What you are asked to do ▸
Using the data below, repeat all of it precisely.

Supplied data ▸
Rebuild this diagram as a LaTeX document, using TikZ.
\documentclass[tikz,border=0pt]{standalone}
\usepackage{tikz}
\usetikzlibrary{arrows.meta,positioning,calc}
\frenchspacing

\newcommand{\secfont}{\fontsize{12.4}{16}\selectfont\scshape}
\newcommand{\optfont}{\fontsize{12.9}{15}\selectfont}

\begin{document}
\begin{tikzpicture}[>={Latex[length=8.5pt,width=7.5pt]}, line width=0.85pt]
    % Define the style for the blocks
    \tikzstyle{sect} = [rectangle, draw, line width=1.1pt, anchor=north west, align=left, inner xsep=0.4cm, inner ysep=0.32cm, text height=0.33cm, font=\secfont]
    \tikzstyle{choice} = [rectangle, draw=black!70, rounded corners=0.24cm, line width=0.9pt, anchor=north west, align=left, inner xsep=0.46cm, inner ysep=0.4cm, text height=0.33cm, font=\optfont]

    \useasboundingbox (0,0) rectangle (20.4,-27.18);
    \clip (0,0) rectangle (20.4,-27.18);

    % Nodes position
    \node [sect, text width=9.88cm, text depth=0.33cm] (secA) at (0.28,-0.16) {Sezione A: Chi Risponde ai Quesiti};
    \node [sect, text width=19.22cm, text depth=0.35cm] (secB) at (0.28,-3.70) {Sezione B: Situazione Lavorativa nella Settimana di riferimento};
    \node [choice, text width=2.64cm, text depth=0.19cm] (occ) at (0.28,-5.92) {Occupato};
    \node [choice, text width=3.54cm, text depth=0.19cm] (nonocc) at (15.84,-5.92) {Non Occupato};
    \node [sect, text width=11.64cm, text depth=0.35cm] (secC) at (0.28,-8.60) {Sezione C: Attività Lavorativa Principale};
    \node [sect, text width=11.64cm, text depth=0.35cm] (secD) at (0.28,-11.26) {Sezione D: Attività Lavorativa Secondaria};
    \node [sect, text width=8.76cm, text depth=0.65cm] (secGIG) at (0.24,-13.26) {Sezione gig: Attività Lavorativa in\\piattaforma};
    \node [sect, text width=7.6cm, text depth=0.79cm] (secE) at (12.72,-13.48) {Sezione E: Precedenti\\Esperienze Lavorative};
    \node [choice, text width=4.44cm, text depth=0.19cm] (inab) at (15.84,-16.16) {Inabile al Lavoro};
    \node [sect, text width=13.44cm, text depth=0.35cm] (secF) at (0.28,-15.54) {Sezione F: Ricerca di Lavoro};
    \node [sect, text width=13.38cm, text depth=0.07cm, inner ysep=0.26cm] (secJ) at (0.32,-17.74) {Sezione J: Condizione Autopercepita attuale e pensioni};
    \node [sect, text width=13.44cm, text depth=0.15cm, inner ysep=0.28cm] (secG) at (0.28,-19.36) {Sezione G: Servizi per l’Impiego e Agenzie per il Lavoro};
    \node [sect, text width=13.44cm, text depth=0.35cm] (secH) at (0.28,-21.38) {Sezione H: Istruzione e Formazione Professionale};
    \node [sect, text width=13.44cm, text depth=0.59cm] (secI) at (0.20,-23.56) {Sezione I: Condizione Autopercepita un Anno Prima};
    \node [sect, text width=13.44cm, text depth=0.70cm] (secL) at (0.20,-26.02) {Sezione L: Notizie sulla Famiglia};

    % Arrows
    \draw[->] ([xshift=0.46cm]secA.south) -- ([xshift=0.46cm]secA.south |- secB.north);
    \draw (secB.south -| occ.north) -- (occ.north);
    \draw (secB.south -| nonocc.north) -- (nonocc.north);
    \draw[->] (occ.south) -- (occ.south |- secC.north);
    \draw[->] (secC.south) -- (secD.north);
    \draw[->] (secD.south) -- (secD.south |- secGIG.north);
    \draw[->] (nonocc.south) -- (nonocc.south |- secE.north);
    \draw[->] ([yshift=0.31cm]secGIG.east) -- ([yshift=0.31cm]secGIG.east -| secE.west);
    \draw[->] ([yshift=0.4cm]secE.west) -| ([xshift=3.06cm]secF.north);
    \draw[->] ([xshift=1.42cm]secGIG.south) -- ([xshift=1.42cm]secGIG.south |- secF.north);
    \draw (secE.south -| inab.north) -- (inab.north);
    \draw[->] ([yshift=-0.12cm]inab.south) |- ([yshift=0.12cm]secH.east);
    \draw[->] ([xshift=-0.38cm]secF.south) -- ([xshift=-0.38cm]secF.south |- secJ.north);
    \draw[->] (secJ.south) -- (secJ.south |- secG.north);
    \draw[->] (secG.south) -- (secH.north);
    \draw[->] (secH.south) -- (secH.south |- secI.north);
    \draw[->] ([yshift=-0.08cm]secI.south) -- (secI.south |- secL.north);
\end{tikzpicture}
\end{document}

Exercise result ▸
Rebuild this diagram as a LaTeX document, using TikZ.
\documentclass[tikz,border=0pt]{standalone}
\usepackage{tikz}
\usetikzlibrary{arrows.meta,positioning,calc}
\frenchspacing

\newcommand{\secfont}{\fontsize{12.4}{16}\selectfont\scshape}
\newcommand{\optfont}{\fontsize{12.9}{15}\selectfont}

\begin{document}
\begin{tikzpicture}[>={Latex[length=8.5pt,width=7.5pt]}, line width=0.85pt]
    % Define the style for the blocks
    \tikzstyle{sect} = [rectangle, draw, line width=1.1pt, anchor=north west, align=left, inner xsep=0.4cm, inner ysep=0.32cm, text height=0.33cm, font=\secfont]
    \tikzstyle{choice} = [rectangle, draw=black!70, rounded corners=0.24cm, line width=0.9pt, anchor=north west, align=left, inner xsep=0.46cm, inner ysep=0.4cm, text height=0.33cm, font=\optfont]

    \useasboundingbox (0,0) rectangle (20.4,-27.18);
    \clip (0,0) rectangle (20.4,-27.18);

    % Nodes position
    \node [sect, text width=9.88cm, text depth=0.33cm] (secA) at (0.28,-0.16) {Sezione A: Chi Risponde ai Quesiti};
    \node [sect, text width=19.22cm, text depth=0.35cm] (secB) at (0.28,-3.70) {Sezione B: Situazione Lavorativa nella Settimana di riferimento};
    \node [choice, text width=2.64cm, text depth=0.19cm] (occ) at (0.28,-5.92) {Occupato};
    \node [choice, text width=3.54cm, text depth=0.19cm] (nonocc) at (15.84,-5.92) {Non Occupato};
    \node [sect, text width=11.64cm, text depth=0.35cm] (secC) at (0.28,-8.60) {Sezione C: Attività Lavorativa Principale};
    \node [sect, text width=11.64cm, text depth=0.35cm] (secD) at (0.28,-11.26) {Sezione D: Attività Lavorativa Secondaria};
    \node [sect, text width=8.76cm, text depth=0.65cm] (secGIG) at (0.24,-13.26) {Sezione gig: Attività Lavorativa in\\piattaforma};
    \node [sect, text width=7.6cm, text depth=0.79cm] (secE) at (12.72,-13.48) {Sezione E: Precedenti\\Esperienze Lavorative};
    \node [choice, text width=4.44cm, text depth=0.19cm] (inab) at (15.84,-16.16) {Inabile al Lavoro};
    \node [sect, text width=13.44cm, text depth=0.35cm] (secF) at (0.28,-15.54) {Sezione F: Ricerca di Lavoro};
    \node [sect, text width=13.38cm, text depth=0.07cm, inner ysep=0.26cm] (secJ) at (0.32,-17.74) {Sezione J: Condizione Autopercepita attuale e pensioni};
    \node [sect, text width=13.44cm, text depth=0.15cm, inner ysep=0.28cm] (secG) at (0.28,-19.36) {Sezione G: Servizi per l’Impiego e Agenzie per il Lavoro};
    \node [sect, text width=13.44cm, text depth=0.35cm] (secH) at (0.28,-21.38) {Sezione H: Istruzione e Formazione Professionale};
    \node [sect, text width=13.44cm, text depth=0.59cm] (secI) at (0.20,-23.56) {Sezione I: Condizione Autopercepita un Anno Prima};
    \node [sect, text width=13.44cm, text depth=0.70cm] (secL) at (0.20,-26.02) {Sezione L: Notizie sulla Famiglia};

    % Arrows
    \draw[->] ([xshift=0.46cm]secA.south) -- ([xshift=0.46cm]secA.south |- secB.north);
    \draw (secB.south -| occ.north) -- (occ.north);
    \draw (secB.south -| nonocc.north) -- (nonocc.north);
    \draw[->] (occ.south) -- (occ.south |- secC.north);
    \draw[->] (secC.south) -- (secD.north);
    \draw[->] (secD.south) -- (secD.south |- secGIG.north);
    \draw[->] (nonocc.south) -- (nonocc.south |- secE.north);
    \draw[->] ([yshift=0.31cm]secGIG.east) -- ([yshift=0.31cm]secGIG.east -| secE.west);
    \draw[->] ([yshift=0.4cm]secE.west) -| ([xshift=3.06cm]secF.north);
    \draw[->] ([xshift=1.42cm]secGIG.south) -- ([xshift=1.42cm]secGIG.south |- secF.north);
    \draw (secE.south -| inab.north) -- (inab.north);
    \draw[->] ([yshift=-0.12cm]inab.south) |- ([yshift=0.12cm]secH.east);
    \draw[->] ([xshift=-0.38cm]secF.south) -- ([xshift=-0.38cm]secF.south |- secJ.north);
    \draw[->] (secJ.south) -- (secJ.south |- secG.north);
    \draw[->] (secG.south) -- (secH.north);
    \draw[->] (secH.south) -- (secH.south |- secI.north);
    \draw[->] ([yshift=-0.08cm]secI.south) -- (secI.south |- secL.north);
\end{tikzpicture}
\end{document}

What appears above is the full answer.